------ Input data ------
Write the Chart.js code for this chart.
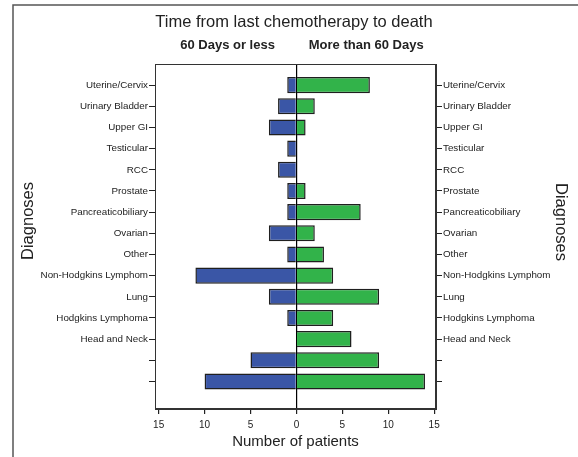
<!DOCTYPE html>
<html>
<head>
<meta charset="utf-8">
<script src="https://cdn.jsdelivr.net/npm/chart.js@4"></script>
<style>
  html, body { margin: 0; padding: 0; background: #fff; }
  #wrap { width: 578px; height: 457px; }
</style>
</head>
<body>
<div id="wrap"><canvas id="myChart" width="578" height="457"></canvas></div>
<script>
const diagnoses = [
  "Uterine/Cervix", "Urinary Bladder", "Upper GI", "Testicular", "RCC",
  "Prostate", "Pancreaticobiliary", "Ovarian", "Other", "Non-Hodgkins Lymphom",
  "Lung", "Hodgkins Lymphoma", "Head and Neck", "", ""
]
// counts of patients per diagnosis
const lessThan60 = [1, 2, 3, 1, 2, 1, 1, 3, 1, 11, 3, 1, 0, 5, 10]
const moreThan60 = [8, 2, 1, 0, 0, 1, 7, 2, 3, 4, 9, 4, 6, 9, 14]
const xTicks = [-15, -10, -5, 0, 5, 10, 15]

const FONT = "'Liberation Sans', Arial, sans-serif"
const rowTicks = diagnoses.map((d, i) => i + 1)

function rowAxis(position) {
  return {
    type: "linear",
    position: position,
    reverse: true,
    offset: false,
    min: 0,
    max: 16.3,
    afterBuildTicks: (scale) => { scale.ticks = rowTicks.map((v) => ({ value: v })) },
    afterFit: (scale) => { scale.width = position === "left" ? 140 : 139 },
    ticks: {
      padding: 1,
      color: "#222",
      font: { family: FONT, size: 9.8 },
      callback: (v) => diagnoses[v - 1]
    },
    grid: { offset: false, drawOnChartArea: false, tickLength: 6, tickColor: "#222" },
    border: { display: true, color: "#333", width: 1 }
  }
}

const frame = {
  id: "frame",
  afterDraw(chart) {
    const c = chart.ctx
    const a = chart.chartArea
    const x = chart.scales.x
    c.save()
    // outer frame (left + top)
    c.strokeStyle = "#555"
    c.lineWidth = 1.5
    c.beginPath()
    c.moveTo(13, 457)
    c.lineTo(13, 5)
    c.lineTo(578, 5)
    c.stroke()
    // plot box
    c.strokeStyle = "#333"
    c.lineWidth = 1
    c.strokeRect(a.left + 0.5, a.top + 0.5, a.right - a.left - 1, a.bottom - a.top - 1)
    // titles
    c.fillStyle = "#222"
    c.textAlign = "center"
    c.textBaseline = "middle"
    c.font = "16.5px " + FONT
    c.fillText("Time from last chemotherapy to death", 294, 22)
    c.font = "bold 13px " + FONT
    c.fillText("60 Days or less", x.getPixelForValue(-7.5), 45)
    c.fillText("More than 60 Days", x.getPixelForValue(7.6), 45)
    // axis titles on both sides
    c.font = "16.5px " + FONT
    c.save()
    c.translate(28.5, 221)
    c.rotate(-Math.PI / 2)
    c.fillText("Diagnoses", 0, 0)
    c.restore()
    c.save()
    c.translate(561, 222)
    c.rotate(Math.PI / 2)
    c.fillText("Diagnoses", 0, 0)
    c.restore()
    c.restore()
  }
}

const ctx = document.getElementById("myChart")
new Chart(ctx, {
  type: "bar",
  data: {
    datasets: [{
      label: "60 Days or less",
      data: lessThan60.map((v, i) => ({ x: -v, y: i + 1 })),
      backgroundColor: "#3a56a6",
      borderColor: "#1f1f1f",
      borderWidth: 1.5,
      grouped: false,
      categoryPercentage: 1,
      barPercentage: 0.76
    }, {
      label: "More than 60 Days",
      data: moreThan60.map((v, i) => ({ x: v, y: i + 1 })),
      backgroundColor: "#32b34a",
      borderColor: "#1f1f1f",
      borderWidth: 1.5,
      grouped: false,
      categoryPercentage: 1,
      barPercentage: 0.76
    }]
  },
  options: {
    indexAxis: "y",
    responsive: false,
    animation: false,
    layout: { padding: { left: 15, right: 3, top: 64, bottom: 2 } },
    plugins: { legend: { display: false }, tooltip: { enabled: false } },
    scales: {
      x: {
        type: "linear",
        min: -15.4,
        max: 15.2,
        afterBuildTicks: (scale) => { scale.ticks = xTicks.map((v) => ({ value: v })) },
        afterFit: (scale) => { scale.height = 46 },
        ticks: {
          padding: 5,
          color: "#222",
          font: { family: FONT, size: 10 },
          callback: (v) => Math.abs(v)
        },
        grid: {
          drawOnChartArea: true,
          tickLength: 5,
          tickColor: "#222",
          color: (c) => (c.tick && c.tick.value === 0 ? "#000" : "rgba(0,0,0,0)"),
          lineWidth: 1.2
        },
        border: { display: true, color: "#333" },
        title: {
          display: true,
          text: "Number of patients",
          color: "#222",
          font: { family: FONT, size: 15 },
          padding: { top: 2, bottom: 4 }
        }
      },
      y: rowAxis("left"),
      y2: rowAxis("right")
    }
  },
  plugins: [frame]
})
</script>
</body>
</html>
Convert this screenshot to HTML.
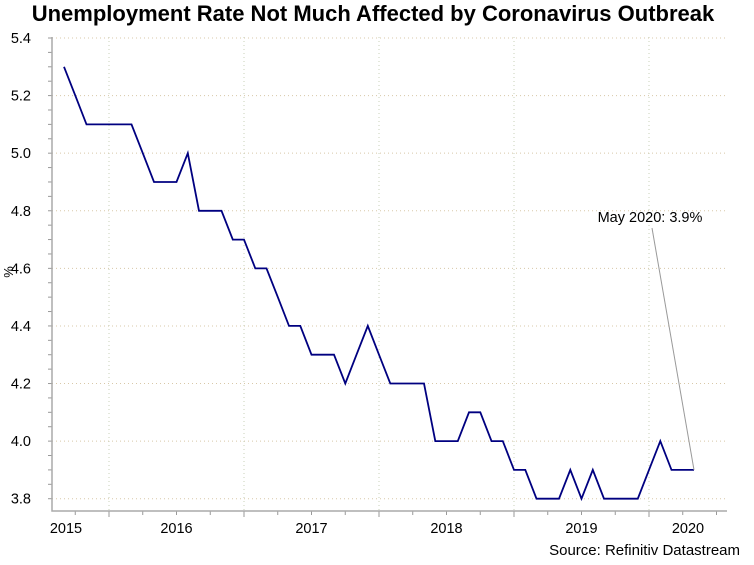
<!DOCTYPE html>
<html><head><meta charset="utf-8"><style>
body{margin:0;background:#fff;}
svg{display:block;font-family:"Liberation Sans",sans-serif;}
</style></head><body>
<svg id="chart" width="754" height="565" viewBox="0 0 754 565" xmlns="http://www.w3.org/2000/svg">
<text x="373" y="21" text-anchor="middle" font-size="22" font-weight="bold" fill="#000">Unemployment Rate Not Much Affected by Coronavirus Outbreak</text>
<text transform="translate(13,272) rotate(-90)" text-anchor="middle" font-size="13" fill="#000">%</text>
<text x="740" y="555" text-anchor="end" font-size="15" fill="#000">Source: Refinitiv Datastream</text>
<g id="grid"></g><g id="axes"></g><g id="series"></g><g id="annot"></g>
</svg>
<script>
const values=[5.3,5.2,5.1,5.1,5.1,5.1,5.1,5.0,4.9,4.9,4.9,5.0,4.8,4.8,4.8,4.7,4.7,4.6,4.6,4.5,4.4,4.4,4.3,4.3,4.3,4.2,4.3,4.4,4.3,4.2,4.2,4.2,4.2,4.0,4.0,4.0,4.1,4.1,4.0,4.0,3.9,3.9,3.8,3.8,3.8,3.9,3.8,3.9,3.8,3.8,3.8,3.8,3.9,4.0,3.9,3.9,3.9];
const startMonth=8; // Sep 2015, months since Jan 2015
const yTicks=[3.8,4.0,4.2,4.4,4.6,4.8,5.0,5.2,5.4];
const years=["2015","2016","2017","2018","2019","2020"];
const annotText="May 2020: 3.9%";

const NS="http://www.w3.org/2000/svg";
const L=52,R=727,B=511,T=37;
const mw=11.25; const jan2016=109;
const x=m=>jan2016+(m-12)*mw;
const y=v=>498.7-(v-3.8)*(498.7-38)/1.6;
function mk(tag,attrs,parent){const e=document.createElementNS(NS,tag);for(const k in attrs)e.setAttribute(k,attrs[k]);document.getElementById(parent).appendChild(e);return e;}

yTicks.forEach(v=>{
  const g=mk('line',{x1:L,x2:R,y1:y(v),y2:y(v),stroke:'#d8c8a8','stroke-dasharray':'1,3','stroke-width':1},'grid');
  
  
  const t=mk('text',{x:31,y:y(v)+5,'text-anchor':'end','font-size':14.5,fill:'#000'},'axes');
  t.textContent=v.toFixed(1);
  
  
});
for(let v=3.8;v<=5.41;v+=0.05){
  const tk=mk('line',{x1:L-4,x2:L,y1:y(v),y2:y(v),stroke:'#999'},'axes');
  
  
}
for(let k=1;k<years.length;k++){
  const xm=x(k*12);
  const g=mk('line',{x1:xm,x2:xm,y1:T,y2:B,stroke:'#c8d0b8','stroke-dasharray':'1,3'},'grid');
  
  
}
for(let q=0;q<30;q++){
  const xm=x(q*3);
  if(xm<L+2||xm>R)continue;
  const tk=mk('line',{x1:xm,x2:xm,y1:B,y2:B+(q%4==0?6:4),stroke:'#999'},'axes');
  
  
}
years.forEach((yr,k)=>{
  const a=Math.max(L,x(k*12)),b=Math.min(R,x(k*12+12));
  const t=mk('text',{x:(k==0?66:(a+b)/2),y:533,'text-anchor':'middle','font-size':14.5,fill:'#000'},'axes');
  t.textContent=yr;
  
  
});
const ax=mk('path',{d:`M${L},${T} V${B} H${R}`,fill:'none',stroke:'#aaa','stroke-width':1.5},'axes');



const pts=values.map((v,i)=>x(startMonth+i).toFixed(1)+','+y(v).toFixed(1)).join(' ');
const ln=mk('polyline',{points:pts,fill:'none',stroke:'#000080','stroke-width':1.8,'stroke-linejoin':'miter'},'series');



const last=values.length-1;
const lx=x(startMonth+last),ly=y(values[last]);
const al=mk('line',{x1:652,y1:228,x2:lx,y2:ly,stroke:'#999','stroke-width':1},'annot');


const at=mk('text',{x:650,y:222,'text-anchor':'middle','font-size':14.5,fill:'#000'},'annot');
at.textContent=annotText;


</script>
</body></html>
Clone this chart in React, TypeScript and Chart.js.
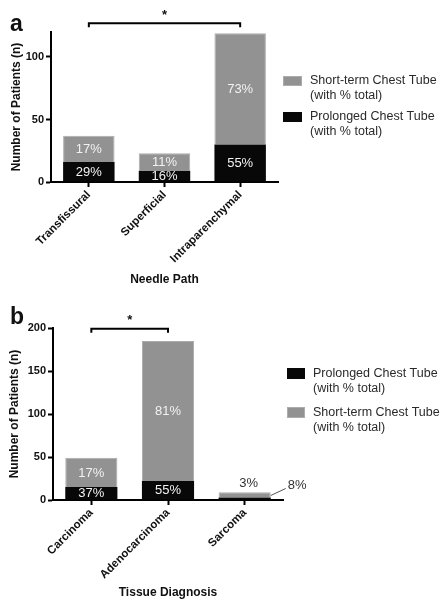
------
Aim:
Looking at the records above, count the lines where the word "this" appears. State only the number.

Exercise result:
3